Ronan (Ronan), Tuesday, 15 February 2005 21:19 (twenty years ago)

Well this thread totally backfired.

n/a (Nick A.), Tuesday, 15 February 2005 21:37 (twenty years ago)

Really? I thought you were just looking to stop ill-informed, jokey references to 4'33".

jaymc (jaymc), Tuesday, 15 February 2005 21:39 (twenty years ago)

ronan otm. as tony conrad writes:

...music has inhabited a peculiarly postmodern corner of ‘culture’ ever since the late [19]50s, when the critical paradoxes of [John] Cage opened the ear of ‘serious’ music onto the world, when the machinery of international capitalism coalesced with the machinery of popular music, when both ethnomusicology and music history became participatory enterprises for the active listener. It was only in the 50s that it became possible to listen to records of weird jazz, avant-garde music, and music from other times and cultures.

This was the turning point from a regime of writing music to a regime of listening. Many things at the time pushed this change, even though there has been very little comment on, or understanding of, the core paradigm shift that this represented for music.

hstencil (hstencil), Tuesday, 15 February 2005 21:41 (twenty years ago)

ill-informed, jokey references to 4'33"

I think referncing it at all makes you somewhat more than ill-informed.

Fish fingers all in a line (kenan), Tuesday, 15 February 2005 21:42 (twenty years ago)
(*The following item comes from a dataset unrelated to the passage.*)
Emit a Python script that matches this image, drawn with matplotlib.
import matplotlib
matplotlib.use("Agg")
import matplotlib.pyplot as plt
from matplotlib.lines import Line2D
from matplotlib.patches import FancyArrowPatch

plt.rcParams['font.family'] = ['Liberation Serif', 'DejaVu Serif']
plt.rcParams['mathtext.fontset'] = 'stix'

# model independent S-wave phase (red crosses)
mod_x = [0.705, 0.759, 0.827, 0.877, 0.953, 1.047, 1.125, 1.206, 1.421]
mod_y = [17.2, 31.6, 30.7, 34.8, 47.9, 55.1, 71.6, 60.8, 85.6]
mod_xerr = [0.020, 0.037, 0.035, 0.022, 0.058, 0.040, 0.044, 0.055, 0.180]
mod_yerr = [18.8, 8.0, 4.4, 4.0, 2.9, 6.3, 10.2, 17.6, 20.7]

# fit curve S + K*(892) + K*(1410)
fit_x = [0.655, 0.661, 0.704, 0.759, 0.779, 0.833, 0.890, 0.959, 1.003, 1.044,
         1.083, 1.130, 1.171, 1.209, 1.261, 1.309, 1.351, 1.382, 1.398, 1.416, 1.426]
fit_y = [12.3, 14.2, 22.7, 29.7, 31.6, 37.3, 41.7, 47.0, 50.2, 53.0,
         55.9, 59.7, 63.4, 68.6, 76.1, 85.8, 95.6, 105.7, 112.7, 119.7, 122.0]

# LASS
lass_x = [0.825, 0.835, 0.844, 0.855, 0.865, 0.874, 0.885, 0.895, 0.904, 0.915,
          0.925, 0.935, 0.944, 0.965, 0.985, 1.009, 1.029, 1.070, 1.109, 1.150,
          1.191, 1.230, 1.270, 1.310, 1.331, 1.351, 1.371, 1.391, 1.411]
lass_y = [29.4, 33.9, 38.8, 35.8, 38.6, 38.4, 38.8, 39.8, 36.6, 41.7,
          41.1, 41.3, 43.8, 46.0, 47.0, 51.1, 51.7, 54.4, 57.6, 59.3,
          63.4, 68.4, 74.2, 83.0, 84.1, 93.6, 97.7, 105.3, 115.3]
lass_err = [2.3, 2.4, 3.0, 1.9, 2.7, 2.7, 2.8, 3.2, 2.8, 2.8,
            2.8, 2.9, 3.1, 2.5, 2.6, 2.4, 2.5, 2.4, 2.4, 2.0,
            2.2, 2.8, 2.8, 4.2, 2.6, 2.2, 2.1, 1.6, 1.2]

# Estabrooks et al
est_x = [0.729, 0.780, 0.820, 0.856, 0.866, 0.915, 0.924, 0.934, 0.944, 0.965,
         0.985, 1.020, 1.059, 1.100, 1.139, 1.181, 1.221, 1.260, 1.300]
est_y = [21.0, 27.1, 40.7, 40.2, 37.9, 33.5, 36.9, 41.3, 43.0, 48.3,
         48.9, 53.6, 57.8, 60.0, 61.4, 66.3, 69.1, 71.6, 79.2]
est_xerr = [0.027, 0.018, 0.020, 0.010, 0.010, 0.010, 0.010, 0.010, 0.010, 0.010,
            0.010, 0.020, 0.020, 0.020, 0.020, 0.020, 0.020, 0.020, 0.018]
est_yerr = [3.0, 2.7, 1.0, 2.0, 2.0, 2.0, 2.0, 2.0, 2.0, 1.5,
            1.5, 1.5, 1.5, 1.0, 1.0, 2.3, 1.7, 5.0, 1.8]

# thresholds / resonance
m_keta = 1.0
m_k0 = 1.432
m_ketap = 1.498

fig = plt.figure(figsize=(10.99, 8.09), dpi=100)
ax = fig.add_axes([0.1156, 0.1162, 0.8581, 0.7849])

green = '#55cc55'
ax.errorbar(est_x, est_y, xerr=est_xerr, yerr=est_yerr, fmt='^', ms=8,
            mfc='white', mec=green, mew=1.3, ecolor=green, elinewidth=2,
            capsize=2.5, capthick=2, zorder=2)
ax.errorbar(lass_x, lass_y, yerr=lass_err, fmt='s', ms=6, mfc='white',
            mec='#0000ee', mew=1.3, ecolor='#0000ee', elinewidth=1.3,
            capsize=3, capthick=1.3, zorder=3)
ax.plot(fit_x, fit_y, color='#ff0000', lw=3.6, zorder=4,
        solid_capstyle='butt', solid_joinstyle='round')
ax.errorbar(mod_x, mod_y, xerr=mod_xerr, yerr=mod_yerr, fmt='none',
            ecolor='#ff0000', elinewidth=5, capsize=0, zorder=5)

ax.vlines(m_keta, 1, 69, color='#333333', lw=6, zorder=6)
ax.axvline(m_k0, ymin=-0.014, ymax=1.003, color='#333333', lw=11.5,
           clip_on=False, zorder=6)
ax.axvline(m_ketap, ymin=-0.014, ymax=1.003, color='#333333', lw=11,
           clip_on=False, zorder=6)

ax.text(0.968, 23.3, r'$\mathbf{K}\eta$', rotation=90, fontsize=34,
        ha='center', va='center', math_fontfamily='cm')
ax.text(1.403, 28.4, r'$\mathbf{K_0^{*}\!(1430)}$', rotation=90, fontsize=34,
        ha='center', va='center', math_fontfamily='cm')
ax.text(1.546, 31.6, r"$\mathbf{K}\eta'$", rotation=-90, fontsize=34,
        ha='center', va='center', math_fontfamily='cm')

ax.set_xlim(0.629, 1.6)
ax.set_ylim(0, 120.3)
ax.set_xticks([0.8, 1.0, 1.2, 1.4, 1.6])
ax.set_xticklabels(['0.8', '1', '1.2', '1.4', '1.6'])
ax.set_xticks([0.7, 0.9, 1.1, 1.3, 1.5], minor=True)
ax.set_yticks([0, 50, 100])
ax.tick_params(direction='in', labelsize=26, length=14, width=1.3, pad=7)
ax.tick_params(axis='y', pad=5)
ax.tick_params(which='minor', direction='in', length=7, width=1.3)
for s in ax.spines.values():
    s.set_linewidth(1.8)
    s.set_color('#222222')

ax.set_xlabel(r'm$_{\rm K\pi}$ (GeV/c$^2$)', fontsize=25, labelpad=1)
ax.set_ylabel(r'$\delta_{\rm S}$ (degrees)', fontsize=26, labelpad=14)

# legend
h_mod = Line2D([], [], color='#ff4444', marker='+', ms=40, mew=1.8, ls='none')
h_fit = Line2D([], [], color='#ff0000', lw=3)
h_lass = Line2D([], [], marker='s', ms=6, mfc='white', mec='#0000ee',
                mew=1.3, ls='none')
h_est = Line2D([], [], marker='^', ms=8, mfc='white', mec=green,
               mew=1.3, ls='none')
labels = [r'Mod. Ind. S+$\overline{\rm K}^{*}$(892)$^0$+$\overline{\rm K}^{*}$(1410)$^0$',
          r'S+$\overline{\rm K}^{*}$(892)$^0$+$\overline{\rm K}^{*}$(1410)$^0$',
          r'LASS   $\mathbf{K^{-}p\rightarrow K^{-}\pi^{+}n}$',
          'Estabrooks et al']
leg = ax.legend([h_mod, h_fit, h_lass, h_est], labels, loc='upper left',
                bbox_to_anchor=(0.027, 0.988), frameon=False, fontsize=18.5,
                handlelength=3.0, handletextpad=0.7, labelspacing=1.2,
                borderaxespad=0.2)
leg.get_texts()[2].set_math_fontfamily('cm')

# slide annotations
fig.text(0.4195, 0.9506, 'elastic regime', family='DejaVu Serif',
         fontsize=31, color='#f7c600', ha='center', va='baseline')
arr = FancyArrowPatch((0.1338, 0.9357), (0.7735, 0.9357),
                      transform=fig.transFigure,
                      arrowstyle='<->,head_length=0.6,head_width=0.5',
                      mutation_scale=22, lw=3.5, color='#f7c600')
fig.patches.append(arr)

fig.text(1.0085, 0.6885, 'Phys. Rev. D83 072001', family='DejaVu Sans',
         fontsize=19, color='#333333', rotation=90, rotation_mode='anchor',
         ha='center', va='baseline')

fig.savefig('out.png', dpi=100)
I'm interested in that Tony Conrad quote. It really boggles my mind sometimes to think of the limited sense in which people thought about music not even 100 years ago. I fantasize sometimes about traveling back in time and playing something like, I dunno, Dizzee Rascal, to a dude in the 19th century.

jaymc (jaymc), Tuesday, 15 February 2005 21:49 (twenty years ago)

http://members.aon.at/frankenstein/images/zombie/exploding.jpg

Fish fingers all in a line (kenan), Tuesday, 15 February 2005 21:51 (twenty years ago)

I fantasize sometimes about traveling back in time and playing something like, I dunno, Dizzee Rascal, to a dude in the 19th century.

your post was so good until that sentence, dude.

hstencil (hstencil), Tuesday, 15 February 2005 21:52 (twenty years ago)

What was not good about that?

jaymc (jaymc), Tuesday, 15 February 2005 21:54 (twenty years ago)

dizzee rascal

hstencil (hstencil), Tuesday, 15 February 2005 21:54 (twenty years ago)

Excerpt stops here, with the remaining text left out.